Here’s a quote from an op-ed in the July 17, 2019, issue of the Sacramento Bee.
“I am very enthusiastic about voting. I pre-registered to vote the day I turned 16. I carry a stack of voter registration forms with me to school every day. Call it the naivete of youth, but very little is more exciting for me than the fact that I, along with the rest of my generation, will play a role in deciding the outcome of the 2020 presidential election.” This was written by Ryan Beam who is 17.
As a boomer, I welcome Ryan to the voter ranks. Whether he is blue or red matters little because his enthusiasm is proof enough that he is going to be studying the present policies of this administration and Congress and putting checks next to those he feels strongly about. The operative word, of course, is “studying.”
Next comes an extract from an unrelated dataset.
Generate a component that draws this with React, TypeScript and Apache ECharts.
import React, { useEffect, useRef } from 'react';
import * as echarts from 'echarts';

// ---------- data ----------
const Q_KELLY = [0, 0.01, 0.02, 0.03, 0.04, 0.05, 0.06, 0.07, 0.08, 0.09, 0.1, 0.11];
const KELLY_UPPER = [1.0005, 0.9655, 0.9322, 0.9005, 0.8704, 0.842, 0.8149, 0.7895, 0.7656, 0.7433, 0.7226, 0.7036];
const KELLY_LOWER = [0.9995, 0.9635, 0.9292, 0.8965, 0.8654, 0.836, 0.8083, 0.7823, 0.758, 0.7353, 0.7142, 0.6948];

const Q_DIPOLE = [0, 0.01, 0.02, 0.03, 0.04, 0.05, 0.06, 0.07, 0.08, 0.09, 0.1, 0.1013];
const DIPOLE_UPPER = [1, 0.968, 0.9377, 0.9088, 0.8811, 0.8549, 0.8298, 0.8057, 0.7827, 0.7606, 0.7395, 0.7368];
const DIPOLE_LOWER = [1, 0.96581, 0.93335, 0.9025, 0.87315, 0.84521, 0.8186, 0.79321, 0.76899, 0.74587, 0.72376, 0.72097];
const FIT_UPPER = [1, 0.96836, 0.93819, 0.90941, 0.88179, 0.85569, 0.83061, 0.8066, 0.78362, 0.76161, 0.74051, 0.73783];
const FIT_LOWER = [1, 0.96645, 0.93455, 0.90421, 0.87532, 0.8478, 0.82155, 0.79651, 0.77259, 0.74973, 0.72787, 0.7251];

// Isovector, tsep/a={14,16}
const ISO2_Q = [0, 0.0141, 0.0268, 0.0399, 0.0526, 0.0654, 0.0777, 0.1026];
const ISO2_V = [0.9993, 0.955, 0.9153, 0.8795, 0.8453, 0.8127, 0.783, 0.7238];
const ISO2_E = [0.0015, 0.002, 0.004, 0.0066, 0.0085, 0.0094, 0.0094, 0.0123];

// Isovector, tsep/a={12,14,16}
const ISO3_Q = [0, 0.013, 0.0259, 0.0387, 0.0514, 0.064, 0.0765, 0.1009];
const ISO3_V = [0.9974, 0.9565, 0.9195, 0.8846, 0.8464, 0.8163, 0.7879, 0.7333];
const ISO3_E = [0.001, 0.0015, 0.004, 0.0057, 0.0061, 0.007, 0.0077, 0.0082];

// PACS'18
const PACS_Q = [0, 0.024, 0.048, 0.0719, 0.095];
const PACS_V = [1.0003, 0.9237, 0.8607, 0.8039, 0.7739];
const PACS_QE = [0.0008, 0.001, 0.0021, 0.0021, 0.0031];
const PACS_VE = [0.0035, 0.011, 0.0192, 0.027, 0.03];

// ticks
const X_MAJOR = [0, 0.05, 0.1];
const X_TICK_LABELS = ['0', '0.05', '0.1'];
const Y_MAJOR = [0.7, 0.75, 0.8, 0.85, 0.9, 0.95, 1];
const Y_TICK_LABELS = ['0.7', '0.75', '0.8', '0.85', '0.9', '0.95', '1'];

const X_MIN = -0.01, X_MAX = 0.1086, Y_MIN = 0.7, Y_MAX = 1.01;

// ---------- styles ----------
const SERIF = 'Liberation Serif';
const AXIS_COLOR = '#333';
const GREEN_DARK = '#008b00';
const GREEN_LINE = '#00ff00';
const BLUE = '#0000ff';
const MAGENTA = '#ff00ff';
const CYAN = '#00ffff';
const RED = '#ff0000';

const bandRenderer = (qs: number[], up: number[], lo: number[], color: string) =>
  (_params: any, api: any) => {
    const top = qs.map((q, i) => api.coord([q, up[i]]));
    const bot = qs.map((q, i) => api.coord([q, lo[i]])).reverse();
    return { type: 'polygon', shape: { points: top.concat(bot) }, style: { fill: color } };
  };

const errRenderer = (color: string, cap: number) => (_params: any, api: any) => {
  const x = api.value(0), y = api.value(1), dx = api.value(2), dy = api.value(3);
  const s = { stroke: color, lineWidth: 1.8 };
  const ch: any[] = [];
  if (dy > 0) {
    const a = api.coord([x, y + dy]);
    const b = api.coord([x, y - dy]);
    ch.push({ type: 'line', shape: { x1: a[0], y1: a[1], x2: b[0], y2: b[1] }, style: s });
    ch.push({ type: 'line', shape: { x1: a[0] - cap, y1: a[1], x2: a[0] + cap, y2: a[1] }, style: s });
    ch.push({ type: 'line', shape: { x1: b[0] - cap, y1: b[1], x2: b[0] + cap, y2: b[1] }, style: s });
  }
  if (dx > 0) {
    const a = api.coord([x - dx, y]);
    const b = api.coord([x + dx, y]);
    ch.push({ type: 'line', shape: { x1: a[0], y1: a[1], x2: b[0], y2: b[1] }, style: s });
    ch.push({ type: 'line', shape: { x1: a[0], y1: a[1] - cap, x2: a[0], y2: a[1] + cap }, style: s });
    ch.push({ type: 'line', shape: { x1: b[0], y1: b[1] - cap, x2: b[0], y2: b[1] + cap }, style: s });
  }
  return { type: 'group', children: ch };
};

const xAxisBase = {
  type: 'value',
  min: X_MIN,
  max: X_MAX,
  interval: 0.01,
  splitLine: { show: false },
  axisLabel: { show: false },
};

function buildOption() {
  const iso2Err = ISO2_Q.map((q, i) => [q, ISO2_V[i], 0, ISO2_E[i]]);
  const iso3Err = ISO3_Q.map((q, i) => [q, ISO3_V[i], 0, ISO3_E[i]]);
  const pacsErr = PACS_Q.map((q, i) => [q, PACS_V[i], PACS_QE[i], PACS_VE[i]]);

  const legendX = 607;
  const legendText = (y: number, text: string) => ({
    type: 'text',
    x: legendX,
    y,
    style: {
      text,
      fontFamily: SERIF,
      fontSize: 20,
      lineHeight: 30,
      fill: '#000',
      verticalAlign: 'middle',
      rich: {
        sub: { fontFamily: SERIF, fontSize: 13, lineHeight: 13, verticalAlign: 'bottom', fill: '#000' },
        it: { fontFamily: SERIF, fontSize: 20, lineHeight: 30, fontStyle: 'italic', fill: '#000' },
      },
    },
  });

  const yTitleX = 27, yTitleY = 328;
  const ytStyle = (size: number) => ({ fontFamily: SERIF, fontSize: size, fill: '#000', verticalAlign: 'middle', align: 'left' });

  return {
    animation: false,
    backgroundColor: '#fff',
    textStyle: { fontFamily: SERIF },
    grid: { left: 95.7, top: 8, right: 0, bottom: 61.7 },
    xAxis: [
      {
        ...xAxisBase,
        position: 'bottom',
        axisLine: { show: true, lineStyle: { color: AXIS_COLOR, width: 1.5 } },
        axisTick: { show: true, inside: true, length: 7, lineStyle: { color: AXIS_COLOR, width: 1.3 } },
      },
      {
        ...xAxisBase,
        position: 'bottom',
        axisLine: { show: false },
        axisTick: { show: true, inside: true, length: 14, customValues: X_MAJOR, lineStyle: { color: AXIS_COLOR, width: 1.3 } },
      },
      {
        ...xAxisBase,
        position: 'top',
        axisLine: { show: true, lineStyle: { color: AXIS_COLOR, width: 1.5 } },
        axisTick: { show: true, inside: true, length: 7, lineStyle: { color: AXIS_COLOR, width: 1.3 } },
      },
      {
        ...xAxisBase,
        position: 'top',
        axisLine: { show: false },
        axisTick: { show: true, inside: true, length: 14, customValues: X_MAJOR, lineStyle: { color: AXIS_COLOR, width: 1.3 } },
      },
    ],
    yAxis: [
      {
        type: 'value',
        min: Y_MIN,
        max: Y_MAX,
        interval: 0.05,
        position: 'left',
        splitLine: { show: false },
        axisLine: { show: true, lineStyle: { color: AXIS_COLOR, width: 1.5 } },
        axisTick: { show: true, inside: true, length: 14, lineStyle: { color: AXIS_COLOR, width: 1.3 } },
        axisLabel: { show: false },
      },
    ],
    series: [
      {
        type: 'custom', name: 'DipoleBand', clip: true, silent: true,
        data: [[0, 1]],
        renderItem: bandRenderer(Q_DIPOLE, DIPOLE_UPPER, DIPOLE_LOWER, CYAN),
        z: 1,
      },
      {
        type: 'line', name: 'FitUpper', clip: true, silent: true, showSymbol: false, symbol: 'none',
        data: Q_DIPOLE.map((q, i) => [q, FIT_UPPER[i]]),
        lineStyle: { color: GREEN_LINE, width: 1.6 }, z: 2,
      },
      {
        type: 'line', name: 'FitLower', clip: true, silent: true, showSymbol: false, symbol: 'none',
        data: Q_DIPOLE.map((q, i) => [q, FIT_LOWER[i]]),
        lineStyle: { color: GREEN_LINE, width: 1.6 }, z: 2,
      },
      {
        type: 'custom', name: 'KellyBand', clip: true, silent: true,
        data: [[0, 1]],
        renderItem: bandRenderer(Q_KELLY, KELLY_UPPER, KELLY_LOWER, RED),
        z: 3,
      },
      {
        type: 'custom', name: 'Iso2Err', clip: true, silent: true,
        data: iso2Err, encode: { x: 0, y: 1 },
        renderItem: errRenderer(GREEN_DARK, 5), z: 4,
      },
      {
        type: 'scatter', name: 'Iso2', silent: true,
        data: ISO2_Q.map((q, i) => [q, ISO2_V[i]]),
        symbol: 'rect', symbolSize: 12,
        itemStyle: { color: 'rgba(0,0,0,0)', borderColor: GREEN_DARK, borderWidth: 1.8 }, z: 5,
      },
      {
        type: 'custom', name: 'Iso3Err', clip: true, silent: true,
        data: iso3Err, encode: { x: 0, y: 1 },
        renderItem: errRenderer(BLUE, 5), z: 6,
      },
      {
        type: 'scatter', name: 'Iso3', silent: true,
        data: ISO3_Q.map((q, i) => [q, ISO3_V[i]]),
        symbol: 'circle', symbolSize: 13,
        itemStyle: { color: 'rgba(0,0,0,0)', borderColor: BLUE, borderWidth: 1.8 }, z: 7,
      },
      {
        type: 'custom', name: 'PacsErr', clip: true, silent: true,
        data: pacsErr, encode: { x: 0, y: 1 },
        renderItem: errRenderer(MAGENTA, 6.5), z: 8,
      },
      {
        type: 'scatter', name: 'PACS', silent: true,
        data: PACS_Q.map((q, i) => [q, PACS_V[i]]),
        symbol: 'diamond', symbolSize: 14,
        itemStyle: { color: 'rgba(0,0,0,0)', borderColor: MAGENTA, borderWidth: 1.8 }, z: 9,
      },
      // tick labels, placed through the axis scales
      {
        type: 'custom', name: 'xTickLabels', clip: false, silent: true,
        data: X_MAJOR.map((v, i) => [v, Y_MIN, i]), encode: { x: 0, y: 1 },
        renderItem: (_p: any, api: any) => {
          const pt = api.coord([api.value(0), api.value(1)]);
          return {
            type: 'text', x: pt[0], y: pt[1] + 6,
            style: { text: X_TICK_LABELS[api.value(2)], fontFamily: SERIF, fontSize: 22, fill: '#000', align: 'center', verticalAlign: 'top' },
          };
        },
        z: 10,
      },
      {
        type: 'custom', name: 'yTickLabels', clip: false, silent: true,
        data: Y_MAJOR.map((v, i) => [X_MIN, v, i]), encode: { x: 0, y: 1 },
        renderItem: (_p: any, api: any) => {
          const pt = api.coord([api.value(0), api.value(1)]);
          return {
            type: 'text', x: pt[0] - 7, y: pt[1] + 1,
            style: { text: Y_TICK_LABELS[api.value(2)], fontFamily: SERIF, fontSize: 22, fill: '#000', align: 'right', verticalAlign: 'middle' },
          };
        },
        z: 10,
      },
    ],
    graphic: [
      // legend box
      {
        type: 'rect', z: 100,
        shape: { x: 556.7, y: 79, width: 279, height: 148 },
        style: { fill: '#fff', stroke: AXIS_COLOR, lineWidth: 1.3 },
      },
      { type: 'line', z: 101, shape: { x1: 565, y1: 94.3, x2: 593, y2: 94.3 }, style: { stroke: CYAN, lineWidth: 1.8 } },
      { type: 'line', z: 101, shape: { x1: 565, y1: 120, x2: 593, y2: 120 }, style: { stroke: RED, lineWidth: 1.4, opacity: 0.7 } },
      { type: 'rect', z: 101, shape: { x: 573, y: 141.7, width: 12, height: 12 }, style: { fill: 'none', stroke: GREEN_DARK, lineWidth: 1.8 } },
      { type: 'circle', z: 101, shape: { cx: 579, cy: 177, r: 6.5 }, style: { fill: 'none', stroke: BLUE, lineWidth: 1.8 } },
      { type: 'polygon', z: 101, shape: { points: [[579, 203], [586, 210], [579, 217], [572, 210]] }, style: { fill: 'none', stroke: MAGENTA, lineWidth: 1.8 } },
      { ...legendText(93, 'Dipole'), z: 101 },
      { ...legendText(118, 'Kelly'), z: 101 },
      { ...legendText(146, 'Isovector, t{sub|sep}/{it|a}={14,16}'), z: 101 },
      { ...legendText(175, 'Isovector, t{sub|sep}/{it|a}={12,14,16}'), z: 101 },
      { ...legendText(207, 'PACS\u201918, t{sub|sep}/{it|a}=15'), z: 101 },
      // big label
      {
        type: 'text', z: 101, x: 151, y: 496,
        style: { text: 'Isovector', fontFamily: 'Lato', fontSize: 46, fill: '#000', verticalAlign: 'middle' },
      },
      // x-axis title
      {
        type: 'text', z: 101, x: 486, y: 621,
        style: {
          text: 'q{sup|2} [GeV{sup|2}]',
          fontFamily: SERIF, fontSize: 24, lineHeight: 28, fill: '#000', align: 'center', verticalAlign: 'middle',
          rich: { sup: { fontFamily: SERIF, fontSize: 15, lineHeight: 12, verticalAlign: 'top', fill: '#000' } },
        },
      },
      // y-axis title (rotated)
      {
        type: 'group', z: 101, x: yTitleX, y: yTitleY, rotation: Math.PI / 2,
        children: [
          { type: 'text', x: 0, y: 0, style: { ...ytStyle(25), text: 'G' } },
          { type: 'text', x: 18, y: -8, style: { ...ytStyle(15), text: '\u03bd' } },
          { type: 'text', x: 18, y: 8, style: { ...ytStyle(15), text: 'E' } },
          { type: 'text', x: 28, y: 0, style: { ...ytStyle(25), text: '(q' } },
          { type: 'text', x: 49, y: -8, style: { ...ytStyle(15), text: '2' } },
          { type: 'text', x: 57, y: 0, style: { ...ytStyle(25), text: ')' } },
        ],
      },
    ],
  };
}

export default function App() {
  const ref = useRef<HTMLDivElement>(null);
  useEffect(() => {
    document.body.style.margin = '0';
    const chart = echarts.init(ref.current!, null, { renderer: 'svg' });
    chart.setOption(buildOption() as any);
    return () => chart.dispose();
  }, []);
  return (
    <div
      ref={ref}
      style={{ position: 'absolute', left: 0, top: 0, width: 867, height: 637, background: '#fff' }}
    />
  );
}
For many of my contemporaries, I do not hold out the same hope for research and deliberation. What I am hopeful for is that many of the young people of America, who are on the cutting edge of issues that matter, do not want to see business continue as usual.
The current administration is hard at work with the tried and true left hand right hand thing. As the opposition is up in arms about “racist” comments made by the country’s leader, regulations are being dialed back by “acting” cabinet members who have not been confirmed by Congress. This is their way of side-stepping congressional oversight. Republican responses run the gamut from a “So what?” shrug or a “That’s exactly why I voted for him.” If this was a remedial course in political science, it would be named Jim Crow 2.0. Scary stuff when you look at the monuments in D.C. and think of our so-called trappings of equality and freedom.
This is all preamble to the GOP’s hopes to regain all aspects of our government. From what I’ve seen, the party has no defined limits to what they will do. One congresswoman rightly analyzes that the Trump conservative barrel doesn’t have a bottom. No amount of lies or just plain offensive behavior, past or present will budge their supporters off their see-no-evil dime. That, of course, leaves us to question our future.
Given Mr. Beam’s op-ed, I am feeling better about the demographics and the energy boost of having young people engaged and eager to vote. The baby boomer goal of holding onto power at all costs until they all die (how I view much of the ostrich activity of people my age) is not a viable plan. With a wannabe dictator in the Oval Office and a group of Republicans who have abdicated their right of oversight, the future isn’t tomorrow; it is, well, right now.